Yep. I developed much of PicoGUI on a 486 laptop only slightly more powerful than
these systems, and we're targeting the uCsimm that is slower than these systems. The
lack of Vesa 2.0 brings back memories... The 486 had Vesa 1.2, so no framebuffer
device. That's why I wrote the svgalib driver in the first place. The only variable
here might be whether the svgalib driver works correctly for you. (I haven't tested it
in a while) The processor speed should be fine, but of course that depends on
resolution. The 16mhz uCsimm also has to push around far fewer pixels than a desktop.

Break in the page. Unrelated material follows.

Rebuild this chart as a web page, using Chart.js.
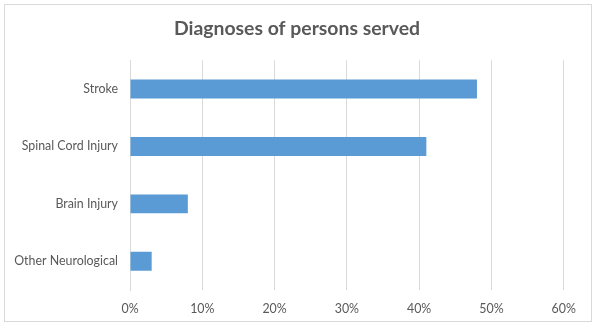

Absolute worst case, you could use the ncurses driver ;-)
On Tue, 07 August 2001, "Gray, Tim" wrote:
>
> I was wondering if anyone has ran PicoGUI on anything as low power as a
> 386-25.
> My company has a few waterproof-freeze proof touchscreen computers that were
> used for freight tracking and are now sitting in a closet unused. I have
> been able to get gpm to talk to the touchscreen and I have a basic linux
> filesystem/boot on the flash disk working and talking to all devices.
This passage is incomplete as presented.